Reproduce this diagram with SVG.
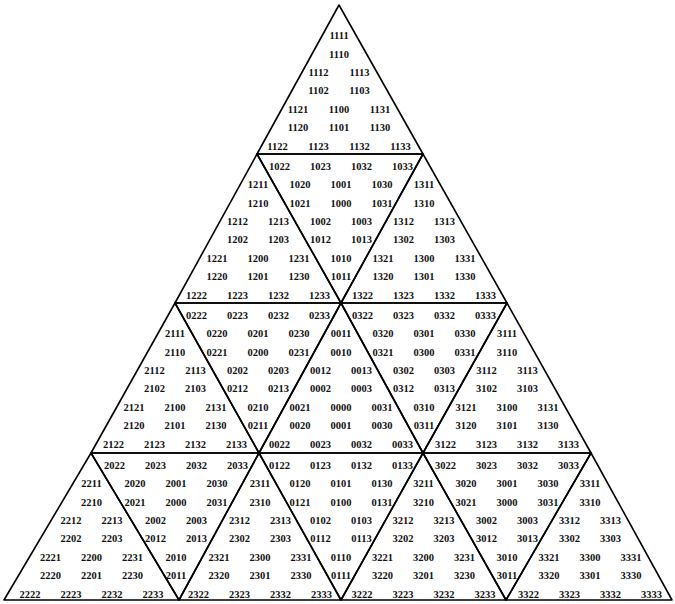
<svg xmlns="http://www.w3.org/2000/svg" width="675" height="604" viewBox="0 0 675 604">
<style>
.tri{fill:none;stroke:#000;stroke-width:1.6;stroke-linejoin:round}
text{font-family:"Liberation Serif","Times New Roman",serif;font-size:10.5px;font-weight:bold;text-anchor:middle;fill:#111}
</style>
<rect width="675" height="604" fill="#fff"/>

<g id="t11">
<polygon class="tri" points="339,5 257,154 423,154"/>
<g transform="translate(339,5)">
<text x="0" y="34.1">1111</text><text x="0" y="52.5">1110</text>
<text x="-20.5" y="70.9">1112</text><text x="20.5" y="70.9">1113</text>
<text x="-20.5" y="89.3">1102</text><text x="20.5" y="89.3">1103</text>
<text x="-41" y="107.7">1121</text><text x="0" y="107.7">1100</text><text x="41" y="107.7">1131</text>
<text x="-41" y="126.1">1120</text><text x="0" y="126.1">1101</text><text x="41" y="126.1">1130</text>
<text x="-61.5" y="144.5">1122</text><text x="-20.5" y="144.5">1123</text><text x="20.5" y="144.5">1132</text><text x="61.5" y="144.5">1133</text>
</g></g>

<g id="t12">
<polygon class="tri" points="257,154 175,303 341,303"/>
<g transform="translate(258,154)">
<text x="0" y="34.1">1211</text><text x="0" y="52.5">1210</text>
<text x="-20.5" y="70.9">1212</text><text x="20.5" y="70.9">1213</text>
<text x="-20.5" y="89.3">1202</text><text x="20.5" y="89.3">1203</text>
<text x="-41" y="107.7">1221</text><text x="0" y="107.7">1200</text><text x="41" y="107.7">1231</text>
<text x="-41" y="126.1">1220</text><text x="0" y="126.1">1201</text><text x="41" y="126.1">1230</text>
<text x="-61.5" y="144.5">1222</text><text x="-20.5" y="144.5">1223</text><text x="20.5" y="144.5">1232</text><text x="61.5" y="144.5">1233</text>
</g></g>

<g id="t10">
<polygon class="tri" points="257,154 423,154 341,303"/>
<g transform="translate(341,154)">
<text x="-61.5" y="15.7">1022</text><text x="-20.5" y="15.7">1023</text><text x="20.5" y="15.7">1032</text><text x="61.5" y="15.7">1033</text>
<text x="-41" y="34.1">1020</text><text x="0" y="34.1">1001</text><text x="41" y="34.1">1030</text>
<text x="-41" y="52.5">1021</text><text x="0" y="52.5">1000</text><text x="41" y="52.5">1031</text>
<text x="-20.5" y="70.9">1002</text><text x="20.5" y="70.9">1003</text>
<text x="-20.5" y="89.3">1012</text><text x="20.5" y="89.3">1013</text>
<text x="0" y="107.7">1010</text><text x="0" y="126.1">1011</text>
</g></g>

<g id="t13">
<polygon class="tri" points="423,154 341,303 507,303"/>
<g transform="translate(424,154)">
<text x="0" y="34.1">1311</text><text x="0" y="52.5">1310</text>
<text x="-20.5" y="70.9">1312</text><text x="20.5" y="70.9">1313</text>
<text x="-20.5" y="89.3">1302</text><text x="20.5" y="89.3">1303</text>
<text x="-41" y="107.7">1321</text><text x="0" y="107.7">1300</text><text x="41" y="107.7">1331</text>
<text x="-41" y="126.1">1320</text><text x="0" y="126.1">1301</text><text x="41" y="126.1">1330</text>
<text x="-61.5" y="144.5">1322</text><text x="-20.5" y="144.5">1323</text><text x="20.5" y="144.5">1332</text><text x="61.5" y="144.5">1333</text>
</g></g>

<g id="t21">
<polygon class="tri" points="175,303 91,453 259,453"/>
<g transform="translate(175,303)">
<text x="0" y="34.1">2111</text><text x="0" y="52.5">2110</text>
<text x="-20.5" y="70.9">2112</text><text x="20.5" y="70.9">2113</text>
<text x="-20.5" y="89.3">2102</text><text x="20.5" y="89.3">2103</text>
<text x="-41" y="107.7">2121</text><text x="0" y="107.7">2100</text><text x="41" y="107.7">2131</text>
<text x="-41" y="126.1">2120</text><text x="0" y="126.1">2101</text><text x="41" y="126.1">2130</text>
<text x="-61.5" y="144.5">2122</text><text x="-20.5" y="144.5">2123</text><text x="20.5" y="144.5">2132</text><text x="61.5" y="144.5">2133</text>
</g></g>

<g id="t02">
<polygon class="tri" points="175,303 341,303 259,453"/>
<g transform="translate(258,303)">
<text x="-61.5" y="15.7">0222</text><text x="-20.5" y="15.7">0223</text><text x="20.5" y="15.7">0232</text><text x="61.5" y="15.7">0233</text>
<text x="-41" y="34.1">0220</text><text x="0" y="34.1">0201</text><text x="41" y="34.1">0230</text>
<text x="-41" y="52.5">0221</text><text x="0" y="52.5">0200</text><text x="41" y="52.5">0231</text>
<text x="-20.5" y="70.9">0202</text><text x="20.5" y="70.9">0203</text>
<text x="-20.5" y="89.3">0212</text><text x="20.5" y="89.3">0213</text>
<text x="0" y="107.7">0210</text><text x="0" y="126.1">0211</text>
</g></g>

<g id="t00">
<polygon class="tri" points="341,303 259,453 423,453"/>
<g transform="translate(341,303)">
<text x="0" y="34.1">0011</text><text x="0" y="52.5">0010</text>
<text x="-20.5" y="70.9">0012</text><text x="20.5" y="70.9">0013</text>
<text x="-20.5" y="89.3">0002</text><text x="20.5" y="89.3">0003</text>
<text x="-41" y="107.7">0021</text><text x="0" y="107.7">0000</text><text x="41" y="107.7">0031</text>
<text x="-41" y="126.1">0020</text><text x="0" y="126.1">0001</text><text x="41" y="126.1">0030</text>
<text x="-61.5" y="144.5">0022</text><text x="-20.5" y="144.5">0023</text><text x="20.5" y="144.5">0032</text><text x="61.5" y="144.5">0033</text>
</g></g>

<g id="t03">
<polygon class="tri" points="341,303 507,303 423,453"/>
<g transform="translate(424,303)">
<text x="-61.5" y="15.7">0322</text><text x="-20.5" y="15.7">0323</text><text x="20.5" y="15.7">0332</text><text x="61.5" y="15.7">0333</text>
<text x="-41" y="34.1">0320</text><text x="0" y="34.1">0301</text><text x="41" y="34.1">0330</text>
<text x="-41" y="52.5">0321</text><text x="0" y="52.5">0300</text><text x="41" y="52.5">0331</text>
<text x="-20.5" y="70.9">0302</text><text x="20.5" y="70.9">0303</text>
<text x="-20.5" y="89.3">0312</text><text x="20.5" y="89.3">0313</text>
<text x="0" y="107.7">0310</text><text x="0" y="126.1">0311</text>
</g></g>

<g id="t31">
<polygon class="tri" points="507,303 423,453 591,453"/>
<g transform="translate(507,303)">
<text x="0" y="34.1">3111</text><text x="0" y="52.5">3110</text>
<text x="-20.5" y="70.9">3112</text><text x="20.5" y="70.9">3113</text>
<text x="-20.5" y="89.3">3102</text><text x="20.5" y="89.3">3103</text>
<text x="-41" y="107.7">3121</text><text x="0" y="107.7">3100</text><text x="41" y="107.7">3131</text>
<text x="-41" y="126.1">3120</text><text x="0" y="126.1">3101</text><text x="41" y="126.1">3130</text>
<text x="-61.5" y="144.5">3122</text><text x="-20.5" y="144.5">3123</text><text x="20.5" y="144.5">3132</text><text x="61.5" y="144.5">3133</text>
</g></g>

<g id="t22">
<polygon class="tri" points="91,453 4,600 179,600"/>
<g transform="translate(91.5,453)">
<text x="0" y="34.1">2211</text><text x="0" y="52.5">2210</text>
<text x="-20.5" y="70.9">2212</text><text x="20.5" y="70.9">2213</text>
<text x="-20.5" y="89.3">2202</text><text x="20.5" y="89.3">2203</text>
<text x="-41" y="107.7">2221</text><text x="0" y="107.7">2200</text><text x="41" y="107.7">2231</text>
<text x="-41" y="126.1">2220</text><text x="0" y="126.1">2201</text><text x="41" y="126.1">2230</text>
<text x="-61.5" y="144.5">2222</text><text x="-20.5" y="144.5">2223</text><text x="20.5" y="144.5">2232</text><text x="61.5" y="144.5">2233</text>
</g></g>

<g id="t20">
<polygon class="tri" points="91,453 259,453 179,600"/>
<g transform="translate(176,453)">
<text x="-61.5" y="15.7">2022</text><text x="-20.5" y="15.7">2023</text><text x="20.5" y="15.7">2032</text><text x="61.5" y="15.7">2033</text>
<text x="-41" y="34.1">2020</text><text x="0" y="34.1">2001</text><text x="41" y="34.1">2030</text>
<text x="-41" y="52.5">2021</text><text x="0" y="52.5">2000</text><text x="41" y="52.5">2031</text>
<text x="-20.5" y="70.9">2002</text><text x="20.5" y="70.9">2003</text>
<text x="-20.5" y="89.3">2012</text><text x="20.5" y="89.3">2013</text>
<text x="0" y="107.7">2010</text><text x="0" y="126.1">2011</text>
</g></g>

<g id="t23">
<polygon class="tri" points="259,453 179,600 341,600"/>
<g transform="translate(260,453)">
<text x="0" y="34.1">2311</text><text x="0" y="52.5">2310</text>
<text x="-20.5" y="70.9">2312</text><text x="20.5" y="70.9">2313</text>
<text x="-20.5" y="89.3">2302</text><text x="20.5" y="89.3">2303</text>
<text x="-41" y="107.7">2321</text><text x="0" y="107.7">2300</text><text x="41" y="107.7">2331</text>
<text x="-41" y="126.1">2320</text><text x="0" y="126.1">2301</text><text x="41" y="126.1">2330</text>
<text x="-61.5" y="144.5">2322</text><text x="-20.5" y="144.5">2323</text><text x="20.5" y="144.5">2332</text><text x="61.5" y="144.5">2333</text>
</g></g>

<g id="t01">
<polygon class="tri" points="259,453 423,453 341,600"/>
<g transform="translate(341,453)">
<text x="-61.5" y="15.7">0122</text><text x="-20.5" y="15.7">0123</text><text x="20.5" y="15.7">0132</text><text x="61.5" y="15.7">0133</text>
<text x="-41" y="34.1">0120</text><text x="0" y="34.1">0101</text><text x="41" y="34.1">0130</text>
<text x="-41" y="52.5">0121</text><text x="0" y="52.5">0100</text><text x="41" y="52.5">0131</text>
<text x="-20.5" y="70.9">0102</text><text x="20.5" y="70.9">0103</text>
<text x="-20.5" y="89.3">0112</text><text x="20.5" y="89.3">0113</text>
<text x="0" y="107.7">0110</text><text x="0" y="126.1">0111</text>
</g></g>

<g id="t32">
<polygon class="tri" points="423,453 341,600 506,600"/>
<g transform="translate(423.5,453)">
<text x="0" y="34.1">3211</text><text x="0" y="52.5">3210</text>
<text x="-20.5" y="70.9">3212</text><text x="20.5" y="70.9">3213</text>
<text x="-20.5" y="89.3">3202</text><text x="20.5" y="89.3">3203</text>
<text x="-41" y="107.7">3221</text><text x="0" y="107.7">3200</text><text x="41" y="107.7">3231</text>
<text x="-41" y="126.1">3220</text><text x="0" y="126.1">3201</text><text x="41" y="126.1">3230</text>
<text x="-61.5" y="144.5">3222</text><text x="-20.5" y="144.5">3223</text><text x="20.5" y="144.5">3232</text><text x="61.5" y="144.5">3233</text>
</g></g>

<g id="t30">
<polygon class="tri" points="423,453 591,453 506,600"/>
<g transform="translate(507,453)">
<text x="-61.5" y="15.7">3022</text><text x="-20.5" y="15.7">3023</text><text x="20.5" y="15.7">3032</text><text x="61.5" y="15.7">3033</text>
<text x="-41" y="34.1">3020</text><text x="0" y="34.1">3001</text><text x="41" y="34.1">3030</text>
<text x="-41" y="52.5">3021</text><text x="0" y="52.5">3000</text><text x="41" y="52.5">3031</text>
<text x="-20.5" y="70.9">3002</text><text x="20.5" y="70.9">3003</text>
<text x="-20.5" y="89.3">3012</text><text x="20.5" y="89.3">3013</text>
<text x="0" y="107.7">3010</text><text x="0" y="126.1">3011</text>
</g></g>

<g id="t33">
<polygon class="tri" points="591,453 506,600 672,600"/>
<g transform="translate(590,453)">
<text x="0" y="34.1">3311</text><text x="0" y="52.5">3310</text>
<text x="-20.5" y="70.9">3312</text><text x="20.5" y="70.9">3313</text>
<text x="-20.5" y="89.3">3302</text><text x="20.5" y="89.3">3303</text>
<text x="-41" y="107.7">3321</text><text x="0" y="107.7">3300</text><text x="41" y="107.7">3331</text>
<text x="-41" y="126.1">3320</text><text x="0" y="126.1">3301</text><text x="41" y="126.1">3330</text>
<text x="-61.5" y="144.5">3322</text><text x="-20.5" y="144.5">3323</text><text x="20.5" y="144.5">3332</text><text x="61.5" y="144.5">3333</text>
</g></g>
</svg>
...
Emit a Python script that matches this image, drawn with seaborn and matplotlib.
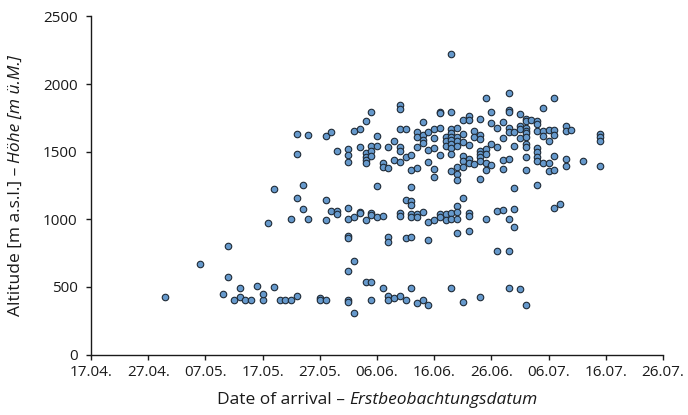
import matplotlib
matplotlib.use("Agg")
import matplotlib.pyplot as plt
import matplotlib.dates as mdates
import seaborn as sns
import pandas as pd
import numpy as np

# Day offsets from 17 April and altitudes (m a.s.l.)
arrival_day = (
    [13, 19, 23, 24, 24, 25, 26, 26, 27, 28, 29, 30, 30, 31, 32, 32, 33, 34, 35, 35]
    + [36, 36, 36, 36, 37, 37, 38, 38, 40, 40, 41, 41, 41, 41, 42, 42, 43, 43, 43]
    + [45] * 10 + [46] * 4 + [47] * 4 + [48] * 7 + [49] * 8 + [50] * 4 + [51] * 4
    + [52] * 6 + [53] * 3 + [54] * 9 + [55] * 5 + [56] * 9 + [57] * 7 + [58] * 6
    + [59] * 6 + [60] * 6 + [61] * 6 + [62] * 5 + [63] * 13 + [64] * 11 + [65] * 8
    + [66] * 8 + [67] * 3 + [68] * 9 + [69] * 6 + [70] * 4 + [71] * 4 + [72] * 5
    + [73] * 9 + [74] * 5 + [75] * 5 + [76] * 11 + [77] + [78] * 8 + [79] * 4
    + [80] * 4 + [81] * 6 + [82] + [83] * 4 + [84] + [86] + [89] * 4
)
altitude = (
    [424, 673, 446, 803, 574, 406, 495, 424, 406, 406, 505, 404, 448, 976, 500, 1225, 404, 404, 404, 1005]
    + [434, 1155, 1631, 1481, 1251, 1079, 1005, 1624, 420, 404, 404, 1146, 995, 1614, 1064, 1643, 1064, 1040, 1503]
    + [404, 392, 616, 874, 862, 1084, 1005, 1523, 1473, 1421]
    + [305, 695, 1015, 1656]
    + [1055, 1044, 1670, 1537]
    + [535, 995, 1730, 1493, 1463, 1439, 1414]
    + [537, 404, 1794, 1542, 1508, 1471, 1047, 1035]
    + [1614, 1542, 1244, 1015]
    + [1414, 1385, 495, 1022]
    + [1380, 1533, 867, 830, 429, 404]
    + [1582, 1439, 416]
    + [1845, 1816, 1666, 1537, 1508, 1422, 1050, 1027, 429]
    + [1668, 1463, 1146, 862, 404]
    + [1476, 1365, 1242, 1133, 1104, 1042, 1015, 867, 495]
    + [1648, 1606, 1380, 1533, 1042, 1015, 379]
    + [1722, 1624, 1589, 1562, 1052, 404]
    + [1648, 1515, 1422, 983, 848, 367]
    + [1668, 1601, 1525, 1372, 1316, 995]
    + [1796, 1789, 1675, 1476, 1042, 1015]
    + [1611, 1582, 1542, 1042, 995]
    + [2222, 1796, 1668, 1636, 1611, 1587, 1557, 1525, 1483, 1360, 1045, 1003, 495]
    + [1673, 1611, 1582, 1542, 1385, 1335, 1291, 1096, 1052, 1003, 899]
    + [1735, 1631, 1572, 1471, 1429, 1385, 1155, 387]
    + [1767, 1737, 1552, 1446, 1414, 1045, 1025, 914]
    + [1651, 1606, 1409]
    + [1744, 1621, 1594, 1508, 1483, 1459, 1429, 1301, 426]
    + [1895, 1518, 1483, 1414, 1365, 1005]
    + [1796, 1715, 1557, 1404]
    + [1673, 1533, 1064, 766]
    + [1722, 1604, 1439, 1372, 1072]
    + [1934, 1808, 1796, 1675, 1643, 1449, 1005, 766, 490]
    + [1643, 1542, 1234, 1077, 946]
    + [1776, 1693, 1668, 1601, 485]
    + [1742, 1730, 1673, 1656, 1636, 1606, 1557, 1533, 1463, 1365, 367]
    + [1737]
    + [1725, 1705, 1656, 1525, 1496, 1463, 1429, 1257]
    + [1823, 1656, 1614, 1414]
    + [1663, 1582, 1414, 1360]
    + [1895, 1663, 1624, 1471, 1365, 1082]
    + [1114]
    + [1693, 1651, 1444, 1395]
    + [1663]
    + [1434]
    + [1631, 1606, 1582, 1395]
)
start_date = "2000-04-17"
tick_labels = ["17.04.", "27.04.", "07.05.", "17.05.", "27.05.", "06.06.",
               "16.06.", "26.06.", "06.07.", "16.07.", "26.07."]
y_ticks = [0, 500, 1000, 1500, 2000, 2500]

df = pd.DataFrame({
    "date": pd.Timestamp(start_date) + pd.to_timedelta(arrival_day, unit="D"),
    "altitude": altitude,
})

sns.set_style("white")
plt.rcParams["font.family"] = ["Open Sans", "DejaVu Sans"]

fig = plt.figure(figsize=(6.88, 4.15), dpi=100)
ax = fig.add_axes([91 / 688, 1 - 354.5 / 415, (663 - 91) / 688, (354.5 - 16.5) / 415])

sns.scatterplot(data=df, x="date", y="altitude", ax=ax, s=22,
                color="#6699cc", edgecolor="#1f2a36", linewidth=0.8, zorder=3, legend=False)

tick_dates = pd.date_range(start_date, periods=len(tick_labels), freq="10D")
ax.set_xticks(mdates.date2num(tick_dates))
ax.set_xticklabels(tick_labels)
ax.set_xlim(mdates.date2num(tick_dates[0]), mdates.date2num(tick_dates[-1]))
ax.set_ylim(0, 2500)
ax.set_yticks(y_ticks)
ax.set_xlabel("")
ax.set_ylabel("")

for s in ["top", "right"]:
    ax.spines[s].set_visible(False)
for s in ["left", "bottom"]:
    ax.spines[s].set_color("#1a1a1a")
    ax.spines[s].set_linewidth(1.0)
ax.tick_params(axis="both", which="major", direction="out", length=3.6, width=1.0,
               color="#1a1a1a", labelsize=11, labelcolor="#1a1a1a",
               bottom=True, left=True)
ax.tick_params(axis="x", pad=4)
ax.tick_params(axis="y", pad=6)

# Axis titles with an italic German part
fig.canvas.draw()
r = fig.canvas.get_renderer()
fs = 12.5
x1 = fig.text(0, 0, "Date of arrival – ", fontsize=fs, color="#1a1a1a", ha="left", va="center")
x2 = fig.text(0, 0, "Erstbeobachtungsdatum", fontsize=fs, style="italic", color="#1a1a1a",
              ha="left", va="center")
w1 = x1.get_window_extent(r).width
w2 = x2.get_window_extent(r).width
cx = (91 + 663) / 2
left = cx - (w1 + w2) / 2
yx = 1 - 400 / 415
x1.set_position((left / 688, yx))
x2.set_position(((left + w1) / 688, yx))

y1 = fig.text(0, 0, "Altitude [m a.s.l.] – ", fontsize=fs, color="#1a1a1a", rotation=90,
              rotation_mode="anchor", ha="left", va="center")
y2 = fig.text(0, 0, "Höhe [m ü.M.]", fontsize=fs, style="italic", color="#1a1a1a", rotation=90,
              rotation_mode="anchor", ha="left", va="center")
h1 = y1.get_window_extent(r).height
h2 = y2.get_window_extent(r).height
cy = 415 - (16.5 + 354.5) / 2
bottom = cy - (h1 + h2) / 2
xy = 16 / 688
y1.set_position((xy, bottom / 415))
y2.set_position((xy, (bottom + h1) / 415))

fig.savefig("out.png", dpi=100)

> _WHAT YOU ARE ASKED TO DO_:
Locate the word "matplotlib" in the data above. Copy every line carrying it.

> _TASK SOLUTION_:
Emit a Python script that matches this image, drawn with seaborn and matplotlib.
import matplotlib
matplotlib.use("Agg")
import matplotlib.pyplot as plt
import matplotlib.dates as mdates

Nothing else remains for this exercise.